In fact, if anyone ever had doubts about fashion being a true art form, a visit to Oscar de la Renta: The Retrospective will almost certainly cure them of this notion. Passing through the rooms, organized by culture as well as aesthetic, it becomes clear that de la Renta pulls from the art-historical cannon the way that any modern artist might. In French room, de la Renta’s pastel and cloud-like creations fill the space like some kind of Rococo dream, complete with a screen of shifting images of the palace of Versailles. In the Middle Eastern room, the fabrics art dark and rich, edged with gold designs that call to mind the interiors of famous mosques, such as the Quran-scripted walls of the Dome of the Rock. The Russian corner displays de la Renta’s excellent and strategic use of fur, as well as his way with bridal gowns—eschewing the classic white for a dark burgundy and gold creation. Konstantin Makovsky’s 1889 painting The Russian Bride’s Attire is printed on the back wall in this corner, a well-placed compliment to de la Renta’s creations, highlighting the opulence of the Russian clothing tradition.
The audience also gets to see de la Renta evolve by the decade, from his classically-cut plaid playsuits of the 60’s, complete with matching hats, to his flowing creations of the 70’s that are able, somehow, to catch the light in just the right way. de la Renta explains in the aforementioned film that to him, more than the form of the dress, it’s the fabric that is important. This is never more clear than in the subtly shimmering kaftans of the 70’s section. Well into the 90's, de la Renta's leopard print dress for Hillary Clinton reminds us of the interesting, often questionable, fashions of the last decade of the 20th century.

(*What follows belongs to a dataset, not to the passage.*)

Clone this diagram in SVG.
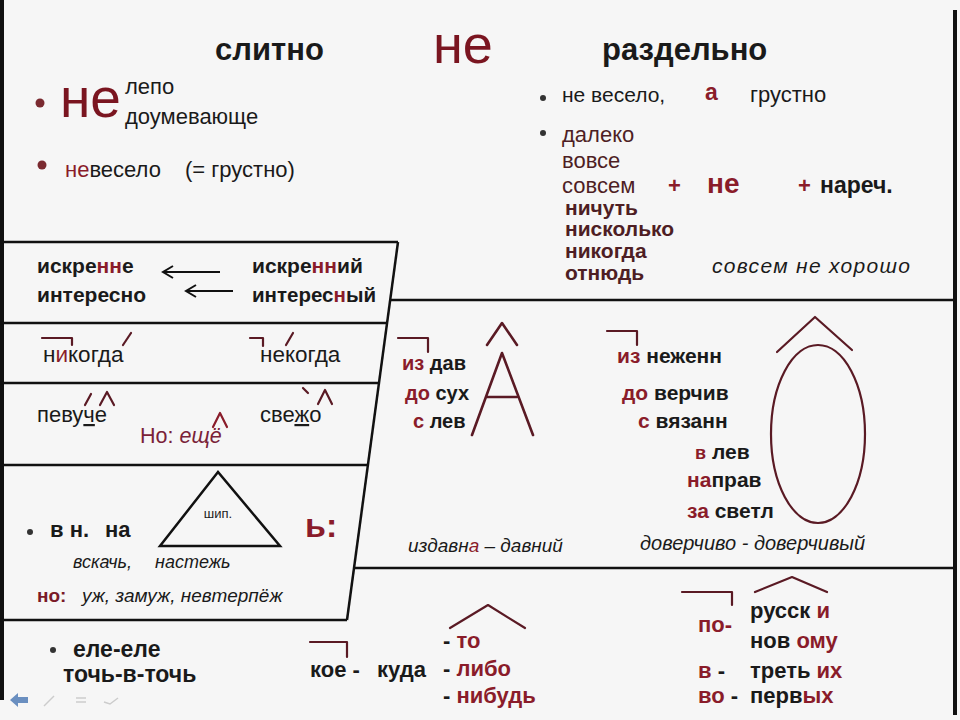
<svg xmlns="http://www.w3.org/2000/svg" width="960" height="720" viewBox="0 0 960 720">
<style>
text{font-family:"Liberation Sans",Arial,sans-serif;fill:#1a1a1a}
.b{font-weight:bold}
.i{font-style:italic}
.r{fill:#8a1c2a}
.m{fill:#4e1e24}
.ln{stroke:#111;stroke-width:2.5;fill:none}
.mk{stroke:#5a1a24;stroke-width:2.2;fill:none;stroke-linecap:round;stroke-linejoin:round}
.u{text-decoration:underline}
</style>
<defs>
<marker id="ah" markerWidth="14" markerHeight="14" refX="11" refY="7" orient="auto" markerUnits="userSpaceOnUse">
<polyline points="1,1 11,7 1,13" fill="none" stroke="#111" stroke-width="2"/>
</marker>
</defs>
<rect x="0" y="0" width="960" height="720" fill="#f6f6f6"/>
<g id="frame">
<rect x="0" y="0" width="4" height="700" fill="#111"/>
<rect x="953" y="10" width="4" height="705" fill="#111"/>
</g>
<g id="connectors">
<line class="ln" x1="0" y1="242" x2="398" y2="242"/>
<line class="ln" x1="398" y1="242" x2="347" y2="620"/>
<line class="ln" x1="390" y1="300" x2="955" y2="300"/>
<line class="ln" x1="0" y1="323" x2="388" y2="323"/>
<line class="ln" x1="0" y1="383" x2="380" y2="383"/>
<line class="ln" x1="0" y1="465" x2="369" y2="465"/>
<line class="ln" x1="355" y1="568" x2="955" y2="568"/>
<line class="ln" x1="0" y1="620" x2="347" y2="620"/>
<line x1="220" y1="272" x2="163" y2="272" stroke="#111" stroke-width="2" marker-end="url(#ah)"/>
<line x1="233" y1="291" x2="186" y2="291" stroke="#111" stroke-width="2" marker-end="url(#ah)"/>
</g>
<g id="header">
<text x="215" y="60" class="b" font-size="31">слитно</text>
<text x="433" y="63" font-size="54" style="fill:#7a1520">не</text>
<text x="602" y="60" class="b" font-size="31">раздельно</text>
</g>
<g id="slitno">
<circle cx="40" cy="103" r="4.5" fill="#7a2a30"/>
<text x="60" y="117" font-size="55" style="fill:#7a1520">не</text>
<text x="125" y="94" font-size="22">лепо</text>
<text x="125" y="124" font-size="22">доумевающе</text>
<circle cx="42" cy="165" r="4.5" fill="#7a2a30"/>
<text x="65" y="177" font-size="22"><tspan class="r">не</tspan>весело</text>
<text x="185" y="177" font-size="22">(= грустно)</text>
</g>
<g id="razdelno">
<circle cx="543" cy="98" r="3" fill="#333"/>
<text x="562" y="102" font-size="21">не весело,</text>
<text x="705" y="100" class="b r" font-size="23">а</text>
<text x="750" y="102" font-size="22">грустно</text>
<circle cx="543" cy="133" r="3" fill="#333"/>
<text x="562" y="142" class="m" font-size="22">далеко</text>
<text x="562" y="168" class="m" font-size="22">вовсе</text>
<text x="562" y="193" class="m" font-size="22">совсем</text>
<text x="565" y="215" class="m b" font-size="21">ничуть</text>
<text x="565" y="236" class="m b" font-size="21">нисколько</text>
<text x="565" y="258" class="m b" font-size="21">никогда</text>
<text x="565" y="280" class="m b" font-size="21">отнюдь</text>
<text x="668" y="193" class="b r" font-size="22">+</text>
<text x="707" y="193" class="b r" font-size="28">не</text>
<text x="798" y="193" class="b r" font-size="22">+</text>
<text x="820" y="193" class="b" font-size="23">нареч.</text>
<text x="712" y="273" class="i" font-size="21" textLength="198">совсем  не хорошо</text>
</g>
<g id="row1">
<text x="37" y="273" class="b" font-size="21">искре<tspan class="r">нн</tspan>е</text>
<text x="37" y="302" class="b" font-size="21">интересно</text>
<text x="252" y="273" class="b" font-size="21">искре<tspan class="r">нн</tspan>ий</text>
<text x="252" y="302" class="b" font-size="20.5">интерес<tspan class="r">н</tspan>ый</text>
</g>
<g id="row2">
<polyline class="mk" points="42,338 72,338 72,345"/>
<line class="mk" x1="123" y1="345" x2="131" y2="333"/>
<text x="43" y="362" font-size="22.5">н<tspan class="r">и</tspan>когда</text>
<polyline class="mk" points="250,338 263,338 263,346"/>
<line class="mk" x1="286" y1="345" x2="293" y2="333"/>
<text x="260" y="362" font-size="22.5">некогда</text>
</g>
<g id="row3">
<line class="mk" x1="85" y1="405" x2="91" y2="394"/>
<polyline class="mk" points="100,405 107,392 114,405"/>
<text x="37" y="422" font-size="22">певу<tspan class="u">ч</tspan>е</text>
<line class="mk" x1="303" y1="388" x2="308" y2="393"/>
<polyline class="mk" points="318,404 325,390 332,404"/>
<text x="260" y="422" font-size="22">све<tspan class="u">ж</tspan>о</text>
<polyline class="mk" points="213,427 220,413 227,427" style="stroke:#8a1c2a"/>
<text x="140" y="443" font-size="21.5" style="fill:#7a2238">Но: <tspan class="i">ещё</tspan></text>
</g>
<g id="row4">
<polygon points="218,472 160,546 280,546" class="ln"/>
<text x="218" y="518" font-size="13" text-anchor="middle">шип.</text>
<circle cx="30" cy="532" r="3" fill="#333"/>
<text x="50" y="537" class="b" font-size="22">в н.</text>
<text x="105" y="537" class="b" font-size="22">на</text>
<text x="305" y="537" class="b r" font-size="34">ь:</text>
<text x="73" y="568" class="i" font-size="18">вскачь,</text>
<text x="155" y="568" class="i" font-size="18">настежь</text>
<text x="37" y="602" class="b" font-size="19" style="fill:#7a1a28">но:</text>
<text x="82" y="602" class="i" font-size="19">уж, замуж, невтерпёж</text>
</g>
<g id="bottom-left">
<circle cx="53" cy="650" r="3" fill="#333"/>
<text x="73" y="657" class="b" font-size="23">еле-еле</text>
<text x="63" y="682" class="b" font-size="23">точь-в-точь</text>
</g>
<g id="mid-left">
<polyline class="mk" points="398,338 428,338 428,352"/>
<text x="402" y="370" class="b" font-size="20"><tspan class="r">из</tspan> дав</text>
<text x="405" y="400" class="b" font-size="20"><tspan class="r">до</tspan> сух</text>
<text x="413" y="428" class="b" font-size="20"><tspan class="r">с</tspan> лев</text>
<g class="mk" style="stroke-width:2.6">
<polyline points="472,435 502,353 533,435"/>
<line x1="487" y1="397" x2="517" y2="397"/>
<polyline points="487,345 502,323 517,345"/>
</g>
<text x="408" y="552" class="i" font-size="19">издавн<tspan class="r">а</tspan> – давний</text>
</g>
<g id="mid-right">
<polyline class="mk" points="607,331 637,331 637,345"/>
<text x="617" y="363" class="b" font-size="21"><tspan class="r">из</tspan> неженн</text>
<text x="622" y="400" class="b" font-size="21"><tspan class="r">до</tspan> верчив</text>
<text x="638" y="428" class="b" font-size="21"><tspan class="r">с</tspan> вязанн</text>
<text x="695" y="459" class="b" font-size="21"><tspan class="r" font-size="18">в</tspan> лев</text>
<text x="687" y="487" class="b" font-size="21"><tspan class="r">на</tspan>прав</text>
<text x="687" y="518" class="b" font-size="21"><tspan class="r">за</tspan> светл</text>
<ellipse cx="818" cy="434" rx="47" ry="89" class="mk"/>
<polyline class="mk" points="777,352 815,317 852,350"/>
<text x="640" y="550" class="i" font-size="20">доверчиво - доверчивый</text>
</g>
<g id="bottom-mid">
<polyline class="mk" points="310,642 347,642 347,657"/>
<text x="310" y="677" class="b" font-size="22">кое -</text>
<text x="377" y="677" class="b" font-size="22">куда</text>
<polyline class="mk" points="450,628 488,605 525,628"/>
<text x="443" y="648" class="b" font-size="22">- <tspan class="r">то</tspan></text>
<text x="443" y="676" class="b" font-size="22">- <tspan class="r">либо</tspan></text>
<text x="443" y="703" class="b" font-size="22">- <tspan class="r">нибудь</tspan></text>
</g>
<g id="bottom-right">
<polyline class="mk" points="682,592 732,592 732,605"/>
<polyline class="mk" points="755,592 792,577 827,592"/>
<text x="698" y="632" class="b r" font-size="22">по-</text>
<text x="750" y="618" class="b" font-size="22">русск <tspan class="r">и</tspan></text>
<text x="750" y="648" class="b" font-size="22">нов <tspan class="r">ому</tspan></text>
<text x="698" y="678" class="b" font-size="22"><tspan class="r">в</tspan> -</text>
<text x="750" y="678" class="b" font-size="22">треть <tspan class="r">их</tspan></text>
<text x="698" y="703" class="b" font-size="22"><tspan class="r">во</tspan> -</text>
<text x="750" y="703" class="b" font-size="22">перв<tspan class="r">ых</tspan></text>
</g>
<g id="toolbar">
<polygon points="10,700 18,693 18,697 28,697 28,703 18,703 18,707" fill="#6a8fc0"/>
<line x1="44" y1="706" x2="54" y2="696" stroke="#ccc" stroke-width="1.5"/>
<line x1="76" y1="698" x2="86" y2="698" stroke="#ccc" stroke-width="1.5"/>
<line x1="76" y1="702" x2="86" y2="702" stroke="#ccc" stroke-width="1.5"/>
<polyline points="104,702 110,704 118,698" fill="none" stroke="#ccc" stroke-width="1.5"/>
</g>
</svg>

The final room in the exhibition, and by far the most crowded one, holds de la Renta’s creations of recent years, including an entire section from the 2014 Met Ball. The familiar names of the wearers—Sarah Jessica Parker, Taylor Swift, Karlie Kloss, Nicki Minaj, Jessica Chastain, Rihanna—hold a certain charm for the younger crowd that has been drawn to the museum since the March opening of this exhibit. These dresses are fascinating in a new way, as they not only exhibit de la Renta’s talent, but also display the ability of a dress to represent a person, to serve as representation of the wearer’s marketed personality: Taylor Swift in a classically formed blush pink that recalls Jackie O, Nicki Minaj in a daring black and green number with a sheer top. For anyone who follows fashion, these dresses have been viewed before on laptop screens, on the first Monday in May of 2014, and seeing them in person is like sighting the celebrity herself, perhaps better.
One standout was a white column dress with a bodice made up of real feathers, dipped in gold. The image is haunting, and calls to mind the tragedy of Icarus, wings too close to the sun. One look is proof—Oscar de la Renta was not just a designer, he was an artist.